I knew it was probably to do with a value that was different between hosts because of their differing update levels, but to gather more information I decided to hit the log files to find out more… Opening up /var/log/vmware/hostd.log on the Host and navigating down to the time I tried to apply the Host Profile I found this (interesting bit in the screenshot below, full log text in the section after that):

 

Interesting bits of information that help point to the issue in hostd.log

 

[2012-02-20 19:50:07.849 F66966D0 info 'TaskManager'] Task Created : haTask-ha-host-vim.option.OptionManager.updateValues-896
[2012-02-20 19:50:07.853 F66966D0 verbose 'VersionOptionProvider'] Attempt to set readonly option
[2012-02-20 19:50:07.853 F66966D0 info 'App'] AdapterServer caught exception: vmodl.fault.InvalidArgument
[2012-02-20 19:50:07.853 F66966D0 info 'TaskManager'] Task Completed : haTask-ha-host-vim.option.OptionManager.updateValues-896 Status error
[2012-02-20 19:50:07.853 F66966D0 info 'Vmomi'] Activation [N5Vmomi10ActivationE:0x5cf27a98] : Invoke done [updateValues] on [vim.option.OptionManager:ha-adv-options]
[2012-02-20 19:50:07.853 F66966D0 verbose 'Vmomi'] Arg changedValue:
(vim.option.OptionValue) [
   (vim.option.OptionValue) {
      dynamicType = <unset>,
      key = "Misc.HostAgentUpdateLevel",
      value = "2",
   },
   (vim.option.OptionValue) {
      dynamicType = <unset>,
      key = "Misc.HostAgentUpdateLevel",
      value = "2",
   }
]
[2012-02-20 19:50:07.853 F66966D0 info 'Vmomi'] Throw vmodl.fault.InvalidArgument
[2012-02-20 19:50:07.853 F66966D0 info 'Vmomi'] Result:
(vmodl.fault.InvalidArgument) {
   dynamicType = <unset>,
   faultCause = (vmodl.MethodFault) null,
   invalidProperty = "changedValue.key",
   msg = "",
}
[root@hostnamehere vmware]#

 

The cause:

 

So we can see that the Host Profile did a “change value” (changedValue) on the key “Misc.HostAgentUpdateLevel” and this is where our error was thrown with an “invalidProperty” (changedValue.key).

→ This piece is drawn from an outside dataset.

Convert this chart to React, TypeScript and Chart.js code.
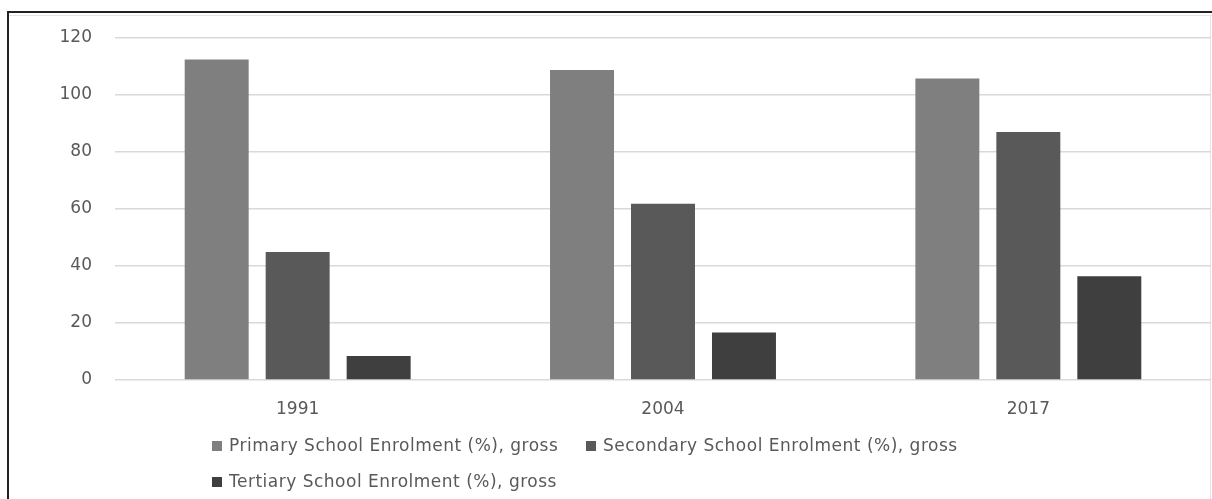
import React, { useEffect, useRef } from "react";
import { Chart, registerables } from "chart.js";

Chart.register(...registerables);

// Enrolment data by year
const years = ["1991", "2004", "2017"];
const primaryEnrolment = [112.5, 108.8, 105.8];
const secondaryEnrolment = [44.9, 61.8, 87.0];
const tertiaryEnrolment = [8.4, 16.7, 36.4];
const seriesLabels = [
  "Primary School Enrolment (%), gross",
  "Secondary School Enrolment (%), gross",
  "Tertiary School Enrolment (%), gross",
];
const seriesColors = ["#7f7f7f", "#595959", "#3f3f3f"];

const FONT = "'DejaVu Sans', sans-serif";
const TEXT_COLOR = "#595959";

// Outer frame of the chart box
const framePlugin = {
  id: "frame",
  beforeDraw(chart: any) {
    const ctx = chart.ctx;
    ctx.save();
    ctx.fillStyle = "#ffffff";
    ctx.fillRect(0, 0, chart.width, chart.height);
    ctx.fillStyle = "#222222";
    ctx.fillRect(7, 11, chart.width - 7, 2);
    ctx.fillRect(7, 11, 2, chart.height - 11);
    ctx.fillStyle = "#e4e4e4";
    ctx.fillRect(9, 15, chart.width - 9, 1);
    ctx.fillRect(chart.width - 2, 15, 1, chart.height - 15);
    ctx.restore();
  },
};

// Legend laid out in equal-width columns, wrapping to a second row
const gridLegendPlugin = {
  id: "gridLegend",
  afterDraw(chart: any) {
    const ctx = chart.ctx;
    const startX = 212;
    const colWidth = 374;
    const rowYs = [446, 482];
    ctx.save();
    ctx.font = `17px ${FONT}`;
    (ctx as any).letterSpacing = "0.5px";
    ctx.textBaseline = "middle";
    ctx.textAlign = "left";
    chart.data.datasets.forEach((ds: any, i: number) => {
      const col = i % 2;
      const row = Math.floor(i / 2);
      const x = startX + col * colWidth;
      const y = rowYs[row];
      ctx.fillStyle = ds.backgroundColor;
      ctx.fillRect(x, y - 5, 10, 10);
      ctx.fillStyle = TEXT_COLOR;
      ctx.fillText(ds.label, x + 17, y + 1);
    });
    ctx.restore();
  },
};

export default function App() {
  const canvasRef = useRef<HTMLCanvasElement | null>(null);

  useEffect(() => {
    if (!canvasRef.current) return;
    const values = [primaryEnrolment, secondaryEnrolment, tertiaryEnrolment];
    const chart = new Chart(canvasRef.current, {
      type: "bar",
      data: {
        labels: years,
        datasets: values.map((v, i) => ({
          label: seriesLabels[i],
          data: v,
          backgroundColor: seriesColors[i],
          borderWidth: 0,
          categoryPercentage: 0.665,
          barPercentage: 0.79,
        })),
      },
      options: {
        animation: false,
        responsive: false,
        maintainAspectRatio: false,
        layout: { padding: { top: 38, right: 1, left: 0, bottom: 0 } },
        plugins: {
          legend: { display: false },
          tooltip: { enabled: false },
        },
        scales: {
          x: {
            grid: { display: false, drawTicks: false },
            border: { display: false },
            ticks: {
              color: TEXT_COLOR,
              font: { family: FONT, size: 17 },
              padding: 19,
            },
            afterFit: (s: any) => {
              s.height = 119;
            },
          },
          y: {
            min: 0,
            max: 120,
            ticks: {
              stepSize: 20,
              color: TEXT_COLOR,
              font: { family: FONT, size: 17 },
              padding: 23,
            },
            grid: { color: "#d9d9d9", lineWidth: 1.5, drawTicks: false },
            border: { display: false },
            afterFit: (s: any) => {
              s.width = 115;
            },
          },
        },
      },
      plugins: [framePlugin, gridLegendPlugin],
    });
    return () => chart.destroy();
  }, []);

  return (
    <div style={{ position: "fixed", left: 0, top: 0, width: 1212, height: 499 }}>
      <canvas ref={canvasRef} width={1212} height={499} style={{ display: "block" }} />
    </div>
  );
}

If we google the message “vmodl.fault.InvalidArgument” we’ll arrive at the VMware SDK Reference Guide which states that “An InvalidArgument exception is thrown if the set of arguments passed to the function is not specified correctly.” In this case we’ll soon see that this is happening because the value that is trying to be changed is actually a read-only value for the Host – as it should be, as it just references the update level of the host – this wouldn’t normally be something you want to change.

 

The issue here was of course that original host off which the profile was based is update 2, whereas the new host having the profile applied is update 4. The two settings differ, therefore Host Profiles tries to change this value on the new Host. The setting is really read-only, therefore Host Profiles fails to apply the value and throws this error message at us, which also results in the rest of our host profile (annoyingly) not being applied. Ideally if Host Profiles found a read-only value that shouldn’t be changed, it would not change this value.

 

Solution:

 

So the simple solution is to either:

 

  • Take a Host Profile from a Host with the settings you need which is on the same update level as the Hosts you will be applying this profile to.
  • Modify this Host Profile (edit) and remove the Advanced Setting for “Misc.HostAgentUpdateLevel“.

 

In my case, I was testing the host profile on a clean ESX Host before using it for other Hosts – that meant I also only had one new ESX host of this particular update level and therefore couldn’t use the first option (take the profile from an existing host). So I therefore just went to Home -> Host Profiles and edited this Host Profile to get rid of the unnecessary key called “Misc.HostAgentUpdateLevel” like so:

 

Remove the two entries for "Misc.HostAgentUpdateLevel" from the Host Profile

 

After removing the entries referring to this read-only key, I simply re-applied the profile and this time around all the settings went on as expected and there was no more error message. So to sum it all up, check that you aren’t first of all taking a Host Profile from a reference host of a different update level as your target hosts (and if you have to you can then resort to manually editing your profile as I did). If you get cryptic errors applying your Host Profiles, check your Host log files for more info and clues as to where the issue may lie.